Parallel dazu werden im Erzählstrang um den Writer’s Room die Themen Kolonialismus und Rassismus vertieft und die Frage aufgeworfen, ob alte Werke verändert werden sollten (Stichwort: cancle culture).
Die Erzählweise ist anspruchsvoll. Nicht nur, weil die Zeitebenen teilweise sehr eng miteinander verknüpft sind, sondern auch, weil es durch die Vielzahl der Personen nicht immer einfach war, der Handlung zu folgen. Bemerkenswert ist, dass fast alle Figuren, die in der Vergangenheitszeitlinie auftauchen, auf realen historischen Personen beruhen. Eine begleitende Wikipedia-Recherche hilft hier ungemein ;-)

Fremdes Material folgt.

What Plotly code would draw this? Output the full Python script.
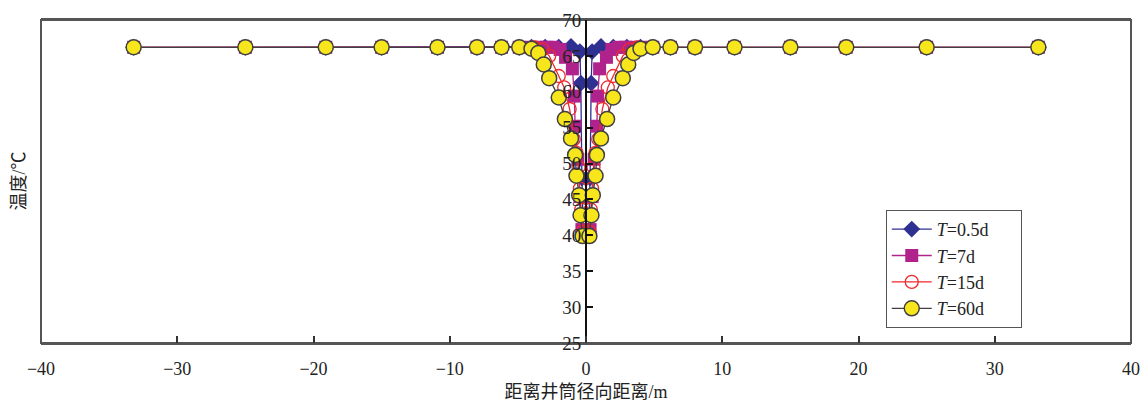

Nichtsdestotrotz erzählt die Autorin ihre Geschichte auch mit einem feinen Humor, der immer wieder die Absurdität der Situation ihrer Protagonist*in zum Ausdruck bringt. In diesem Zusammenhang haben mir auch die vielen Anspielungen und Zitate auf Doctor Who sehr gut gefallen.
Ich gebe zu, dass ich selten das Nachwort eines Buches lese. Dieses hier fand ich jedoch sehr interessant, da die Autorin die Entstehung des Buches beschreibt, was die Geschichte für mich abgerundet hat. Außerdem gibt es am Ende noch ein Personenverzeichnis mit allen im Buch vorkommenden Personen (realen und fiktiven).
Fazit. ‚Antichristie‘ hat mir trotz der herausfordernden Erzählweise gefallen. Ich habe viel über die britische Kolonialgeschichte gelernt und mir hat die moderne Perspektive darauf und das Aufzeigen von Parallelen zur heutigen Zeit gefallen. Die Idee der Zeitreise, bei der die Protagonistin zwar ihr Alter und ihr Geschlecht, nicht aber ihre Hautfarbe ändert, war originell und die vielen Anspielungen auf Doctor Who haben Spaß gemacht. Ein anspruchsvoller Roman, den ich jedem empfehlen kann, der bereit ist, sich darauf einzulassen.